💎 A unique diamond-made exoplanet?

Astronomers have identified an exoplanet whose atmosphere and shape are out of the ordinary, raising questions about its origin. This discovery indicates conditions so extreme that they challenge our knowledge of planetary formation.

Named PSR J2322-2650b, this exoplanet presents an atmospheric composition dominated by carbon and helium, a unique combination never observed before. Its clouds resemble carbon soot, and under intense internal pressures, the carbon could transform into diamonds. With a mass similar to Jupiter's, its proximity to its host star, a neutron star, profoundly influences its structure.


The star around which this planet orbits is a pulsar, an ultra-dense stellar remnant that emits intense radiation at regular intervals. Its mass equals that of the Sun, but it is condensed into a volume the size of a city. This particular configuration allows scientists to study the planet without being hindered by the star's brightness, providing high-quality spectroscopic data. Consequently, researchers indicate that this situation makes the analysis more precise than for typical exoplanets.
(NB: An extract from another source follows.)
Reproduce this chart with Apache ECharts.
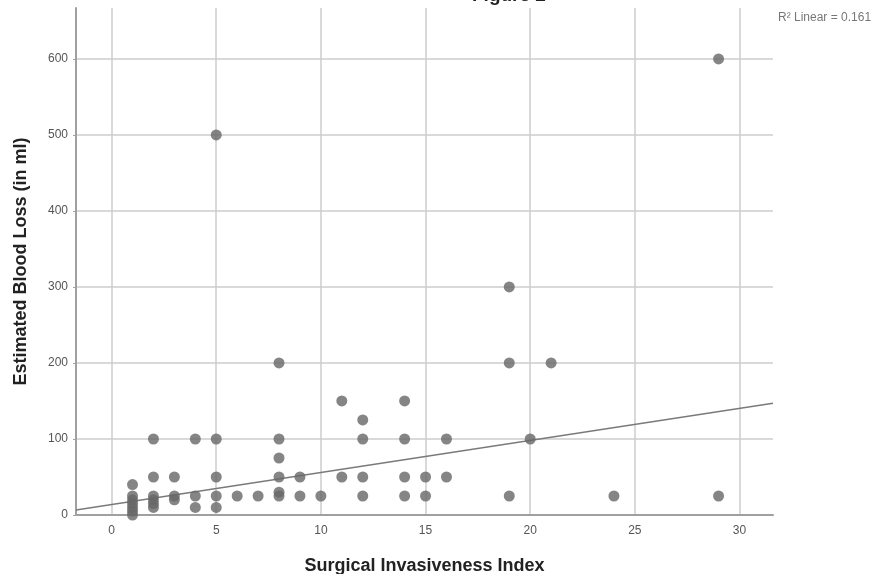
<!DOCTYPE html>
<html>
<head>
<meta charset="utf-8">
<title>Figure 2</title>
<script src="https://cdn.jsdelivr.net/npm/echarts@6/dist/echarts.min.js"></script>
<style>
  html, body { margin: 0; padding: 0; background: #fff; }
  #chart { width: 880px; height: 574px; }
</style>
</head>
<body>
<div id="chart"></div>
<script>
// Surgical invasiveness index (x) and estimated blood loss in ml (y), one entry per patient
const invasiveness = [
  1, 1, 1, 1, 1, 1, 1,
  2, 2, 2, 2, 2, 2,
  3, 3, 3,
  4, 4, 4,
  5, 5, 5, 5, 5,
  6, 7,
  8, 8, 8, 8, 8, 8,
  9, 9, 10,
  11, 11,
  12, 12, 12, 12,
  14, 14, 14, 14,
  15, 15,
  16, 16,
  19, 19, 19,
  20, 21, 24,
  29, 29
];
const bloodLoss = [
  40, 25, 20, 15, 10, 5, 0,
  100, 50, 25, 20, 15, 10,
  50, 25, 20,
  100, 25, 10,
  500, 100, 50, 25, 10,
  25, 25,
  200, 100, 75, 50, 30, 25,
  50, 25, 25,
  150, 50,
  125, 100, 50, 25,
  150, 100, 50, 25,
  50, 25,
  100, 50,
  300, 200, 25,
  100, 200, 25,
  600, 25
];

// Linear fit line endpoints (at the axis limits)
const fitX = [-1.7, 31.6];
const fitY = [6.6, 147];
const rSquared = 0.161;

const points = invasiveness.map((x, i) => [x, bloodLoss[i]]);
const fitLine = fitX.map((x, i) => [x, fitY[i]]);

const chart = echarts.init(document.getElementById('chart'), null, { renderer: 'canvas' });

const fontFamily = '"Liberation Sans", Arial, sans-serif';

chart.setOption({
  backgroundColor: '#ffffff',
  animation: false,
  grid: {
    left: 76, right: 107, top: 8, bottom: 59,
    containLabel: false,
    outerBoundsMode: 'none'
  },
  xAxis: {
    type: 'value',
    min: -1.7,
    max: 31.6,
    splitNumber: 7,
    name: 'Surgical Invasiveness Index',
    nameLocation: 'middle',
    nameGap: 42,
    nameTextStyle: { fontFamily, fontSize: 18, fontWeight: 'bold', color: '#222' },
    axisLine: { show: true, onZero: false, lineStyle: { color: '#a0a0a0', width: 2 } },
    axisTick: { show: false },
    axisLabel: {
      fontFamily, fontSize: 12, color: '#555', margin: 10,
      showMinLabel: false, showMaxLabel: false
    },
    splitLine: {
      show: true, showMinLine: false, showMaxLine: false,
      lineStyle: { color: '#cdcdcd', width: 1.5 }
    }
  },
  yAxis: {
    type: 'value',
    min: 0,
    max: 667,
    splitNumber: 6,
    name: 'Estimated Blood Loss (in ml)',
    nameLocation: 'middle',
    nameGap: 46,
    nameTextStyle: { fontFamily, fontSize: 18, fontWeight: 'bold', color: '#222' },
    axisLine: { show: true, onZero: false, lineStyle: { color: '#a0a0a0', width: 2 } },
    axisTick: { show: true, length: 3, lineStyle: { color: '#a0a0a0' } },
    axisLabel: {
      fontFamily, fontSize: 12, color: '#555', margin: 8,
      showMaxLabel: false
    },
    splitLine: {
      show: true, showMinLine: false, showMaxLine: false,
      lineStyle: { color: '#cdcdcd', width: 1.5 }
    }
  },
  series: [
    {
      type: 'scatter',
      data: points,
      symbol: 'circle',
      symbolSize: 11,
      itemStyle: { color: '#666666' },
      z: 3
    },
    {
      type: 'line',
      data: fitLine,
      symbol: 'none',
      lineStyle: { color: '#7a7a7a', width: 1.3 },
      z: 2
    }
  ],
  graphic: [
    {
      type: 'text',
      left: 472,
      top: -14,
      style: {
        text: 'Figure 2',
        font: 'bold 19px ' + fontFamily,
        fill: '#222'
      }
    },
    {
      type: 'text',
      left: 778,
      top: 12,
      style: {
        text: 'R\u00b2 Linear = ' + rSquared,
        font: '12px ' + fontFamily,
        fill: '#777'
      }
    }
  ]
});
</script>
</body>
</html>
Due to its very tight orbit, at just 1 million miles (1.6 million km), the planet completes one revolution in less than eight hours. Models indicate that the tidal forces exerted by the pulsar deform the planet, giving it an elongated appearance. This situation is reminiscent of 'black widow' systems, where a pulsar gradually consumes its companion. Nevertheless, in the present case, the object is officially classified as an exoplanet by the International Astronomical Union.

The formation of such an object remains enigmatic. Indeed, the usual mechanisms of planetary formation do not seem applicable, given the carbon-rich composition. Researchers suggest the hypothesis of carbon crystallizing into diamonds in the internal layers, but the dominant presence of carbon in the atmosphere challenges current theories. This study, accepted for publication in The Astrophysical Journal Letters, highlights the uniqueness of this discovery.

The James Webb Space Telescope played a major role in this advance. Its ability to observe in the infrared and its position far from Earth allow it to capture very faint signals without thermal interference. This observation thus opens the way to studying other extreme systems and could help better understand the diversity of planets in the galaxy. Subsequently, scientists eagerly anticipate new data to clarify this unique case.

Atypical Exoplanetary Atmospheres

Exoplanetary atmospheres show great diversity, but that of PSR J2322-2650b stands out due to its dominance of carbon and helium. Usually, planetary atmospheres contain elements like hydrogen, oxygen, or nitrogen, reflecting their formation from clouds of gas and dust rich in these compounds.

In this case, the abundance of carbon suggests a different origin, perhaps linked to nuclear processes or the evaporation of a companion star. Researchers believe the carbon could come from internal crystallization under high pressure, forming diamonds that rise to the surface.

Studying such atmospheres allows testing models of planetary chemistry under extreme conditions. It reveals how planets can survive in proximity to violent stellar objects, broadening our view of planetary diversity.